Christian volunteerism should be directed toward the deepest hurts and needs. Volunteering for youth sports, service clubs, and school projects are all constructive, social contexts for fellowship and community improvement. But specifically Christian volunteerism will be motivated by the compassion of God toward the world's deepest needs. When John the Baptist's disciples asked whether he was the Messiah, Jesus replied: "The blind receive sight, the lame walk, those who have leprosy are cured, the deaf hear, the dead are raised, and the good news is preached to the poor" (Matt. 11:5, NIV). One sign that the Messiah had come was that God in Christ was ministering to the least and the lowest on the earth.

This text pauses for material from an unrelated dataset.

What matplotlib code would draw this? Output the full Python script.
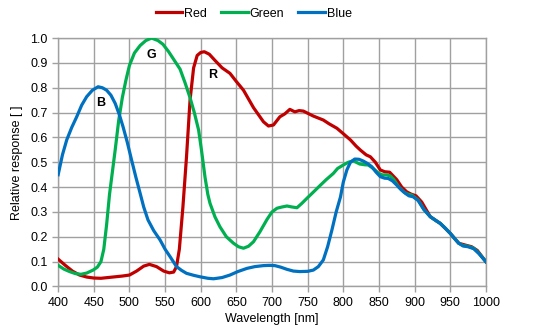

Volunteerism is not a comprehensive social strategy. Volunteerism individualizes social problems by putting a human face on a statistical mass. But volunteerism only reaches individuals and most often leaves structures untouched. Volunteerism alone cannot ensure that basic human needs are met and economic opportunity is offered to all. Society as a whole, including private and public sectors, along with the church, has a responsibility to work toward equal opportunity.

John Carr, social-policy adviser to the U.S. Catholic Bishops, received a call from a reporter on the eve of the Presidents' Summit. Now that Lenscrafters and Burger King are getting on board with the call to volunteer, the reporter wondered, what is the church's response going to be? Carr responded, with irony: "I promise you, we will not stop doing what we've been doing all along now that others have joined the effort."

Service is what Christians do; servants is who we are.